Como se verifica pela leitura do Velho Testamento, os judeus
eram extremamente meticulosos no que dizia respeito à limpeza,
quer em sua vida privada, quer nas práticas cerimoniais de seu
culto.
Preocupavam-se sobremaneira com toda e qualquer forma de
contaminação exterior, cumprindo à risca as regras severíssimas
estabelecidas pelo rabinismo quanto à alimentação e à vestimenta,
assim como aos holocaustos ou sacrifícios oferecidos no templo.

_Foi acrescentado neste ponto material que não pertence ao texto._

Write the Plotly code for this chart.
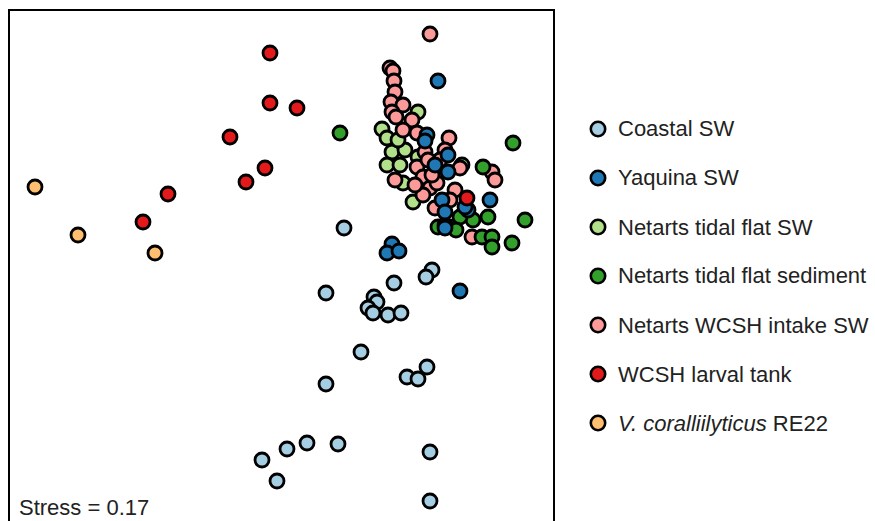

O Levítico, livro das leis judaicas, chega ao exagero de proibir
certos atos devocionais a quem apresenta deformidades, a saber:
se for cego, coxo, de nariz pequeno, grande ou torcido, se tiver
quebrado o pé ou a mão, se for corcovado, se remeloso, se tiver
belida no olho, se portador de sarna ou impigem.
.
.
(21:17 a 20.
)
Jesus, todavia, longe de dar atenção a esse formalismo de
somenos importância, conhecendo a incúria geral para com os
verdadeiros mandamentos de Deus, indicou, mais de uma vez, a
necessidade de curarmos, com maior empenho, as mazelas e
sujidades de nosso íntimo, pois são estas que nos impedem a
entrada no Reino dos Céus.
Assim é que, a um fariseu, por quem fora convidado a jantar
em sua companhia e que consigo fazia reparos por não ter Ele, o
Mestre, lavado as mãos antes de sentar-se à mesa, disse sem
rebuços: “Vós outros pondes grande cuidado em limpar o exterior
do copo e do prato; entretanto, o interior de vossos corações está
cheio de rapinas e de iniquidades”.
(Lucas, 11:37 a 39.
)
De outra feita, respondendo à mesma censura feita a seus
discípulos, chamou o povo para perto de si e assim se expressou:
“Escutai e compreendei bem isto: Não é o que entra na boca que
macula o homem; o que lhe sai da boca é que o macula.
O que sai
da boca procede do coração e é o que torna impuro o homem,
porquanto do coração é que partem os maus pensamentos, os
assassínios, os adultérios, as fornicações, os latrocínios, os falsos
testemunhos, as blasfêmias e as maledicências.
Essas são as
coisas que tornam impuro o homem”.
(Mateus, 15:1 a 20.
)
Em nova oportunidade, como completando a elucidação desse
ponto, ao perceber que seus discípulos procuravam afastar
algumas crianças que lhe eram trazidas para que Ele as
abençoasse, falou-lhes severamente: “Deixai que venham a mim
as criancinhas e não as impeçais, porquanto o Reino dos Céus é
para os que se lhes assemelham.
Digo-vos, em verdade, que
aquele que não receber o Reino de Deus como uma criança, nele
não entrará”.
(Marcos, 10:13 a 15.
)
Deduz-se, pois, dos ensinos de Jesus, que impureza de coração
não significa apenas malícia e abuso dos prazeres sexuais, mas
também a fatuidade, o orgulho, o interesse egoísta e outras falhas
morais, cujas manchas são bem mais difíceis de remover do que
aquelas existentes na superfície das coisas.
Dizendo que o Reino dos Céus é para os que se assemelham às
crianças, quer com isso dar a entender que, enquanto não alijarmos
de nós os pensamentos vulgares, a linguagem descuidada e as
ações desonestas (no sentido mais amplo do termo), adquirindo a
candura, a humildade e a simpleza personificadas na infância, não
estaremos em condições de comparecer à presença de Deus.
Cuidemos, então, do refinamento de nossas ideias e maneiras,
para que, um dia, ainda que longínquo, possamos ter a ventura de
“ver a Deus face a face”! (Mateus, 5:8.